AT&T will get an additional $5.2 million and Windstream will get an additional $11.5 million in Connect America Fund Phase 1 funding to cover some of the deployment costs. The money was freed up after both companies petitioned the FCC about reductions that were made in their initial funding requests because competitors said they already offered service to the areas for which AT&T and Windstream had requested funding.
Back in August AT&T requested $100 million from the 2013 Connect America Phase 1 Fund but saw that number reduced by $5.3 million as a result of competitive challenges. The FCC now has released nearly the entire amount that AT&T initially requested.
Windstream initially requested $123.9 million in CAF funding for 2013. The FCC reduced that amount by $63.2 million in response to competitive challenges.
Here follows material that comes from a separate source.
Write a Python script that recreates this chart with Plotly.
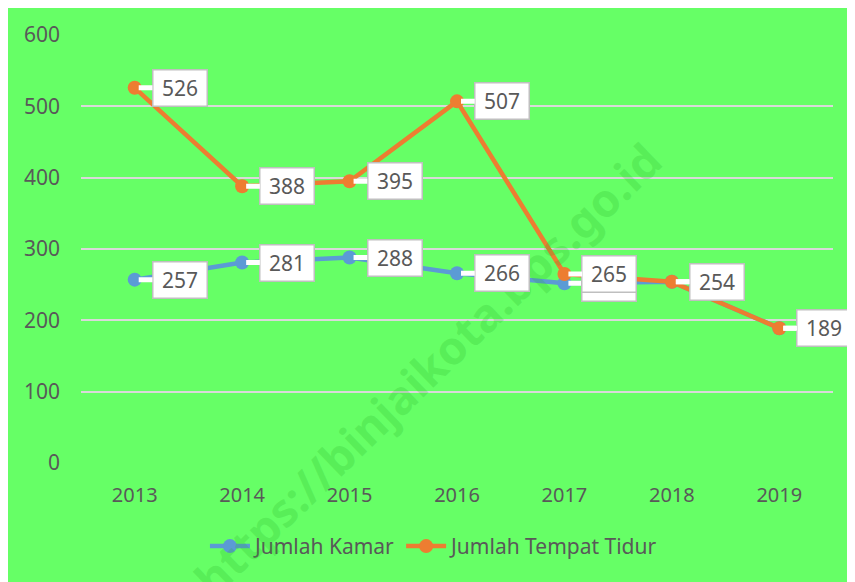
import plotly.graph_objects as go

years = ["2013", "2014", "2015", "2016", "2017", "2018", "2019"]
jumlah_kamar = [257, 281, 288, 266, 252, 254, 189]
jumlah_tempat_tidur = [526, 388, 395, 507, 265, 254, 189]
y_ticks = [0, 100, 200, 300, 400, 500, 600]

BLUE = "#5B9BD5"
ORANGE = "#ED7D31"
GREEN = "#66FF66"
TXT = "#595959"
FONT = "Noto Sans"

fig = go.Figure()
fig.add_trace(go.Scatter(
    x=years, y=jumlah_kamar, name="Jumlah Kamar", mode="lines+markers",
    line=dict(color=BLUE, width=4.5), marker=dict(color=BLUE, size=14),
))
fig.add_trace(go.Scatter(
    x=years, y=jumlah_tempat_tidur, name="Jumlah Tempat Tidur", mode="lines+markers",
    line=dict(color=ORANGE, width=4.5), marker=dict(color=ORANGE, size=14),
))

annotations = []
# watermark
annotations.append(dict(
    text="https://binjaikota.bps.go.id", xref="paper", yref="paper",
    x=0.46, y=0.22, xanchor="center", yanchor="middle",
    showarrow=False, textangle=-44,
    font=dict(family=FONT, size=46, color="rgba(40,180,40,0.22)", weight="bold"),
))

def label(i, y):
    return dict(
        x=i, y=y, xref="x", yref="y", text=str(y),
        showarrow=True, ax=45, ay=0, arrowhead=0, arrowwidth=5,
        arrowcolor="#FFFFFF", standoff=4,
        bgcolor="#FFFFFF", bordercolor="#BFBFBF", borderwidth=1.5, borderpad=2,
        width=49, height=31, font=dict(family=FONT, size=21, color=TXT),
    )

for i, y in enumerate(jumlah_kamar):
    annotations.append(label(i, y))
for i, y in enumerate(jumlah_tempat_tidur):
    annotations.append(label(i, y))

fig.update_layout(
    width=847, height=574,
    paper_bgcolor="#FFFFFF", plot_bgcolor=GREEN,
    margin=dict(l=73, r=22, t=25, b=119),
    font=dict(family=FONT, color=TXT),
    showlegend=True,
    legend=dict(orientation="h", x=0.47, xanchor="center", y=-0.195, yanchor="middle",
                font=dict(family=FONT, size=21, color=TXT), bgcolor="rgba(0,0,0,0)",
                itemwidth=40),
    xaxis=dict(type="category", range=[-0.5, 6.5], showgrid=False, zeroline=False,
               showline=False, ticks="", tickfont=dict(family=FONT, size=20, color=TXT),
               ticklabelstandoff=18),
    yaxis=dict(range=[0, 600], tickvals=y_ticks, showgrid=True, gridcolor="#D9D9D9",
               gridwidth=1.5, zeroline=False, showline=False, ticks="",
               tickfont=dict(family=FONT, size=21, color=TXT), ticklabelstandoff=20),
    annotations=annotations,
    shapes=[dict(type="rect", xref="paper", yref="paper", layer="below",
                 x0=-0.2, x1=1.05, y0=-0.32, y1=1.2,
                 fillcolor=GREEN, line=dict(width=0))],
)

fig.write_html("out.html")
Friday’s action brings the total amount awarded to Windstream to $86.6 million.
Two other carriers — Fairpoint and Frontier – also saw reductions in the total amount of CAF funding they requested but did not petition the FCC about its decision.
The Connect America Fund Phase 1 program was open to the nation’s largest price cap carriers and paid $550 to $775 per line in exchange for carriers’ commitment to bring broadband to unserved locations.
The FCC is gearing up Phase 2 of the program which will offer funding to price cap carriers based on a cost model.
Rate of return carriers currently get some of their broadband deployment costs covered under the traditional Universal Service Fund. That program will be revamped but reforms have not moved as quickly as on the price cap side.
The FCC has invited rate of return carriers and competitors to participate in a trial aimed at gathering information to help shape the CAF program for rate of return carriers.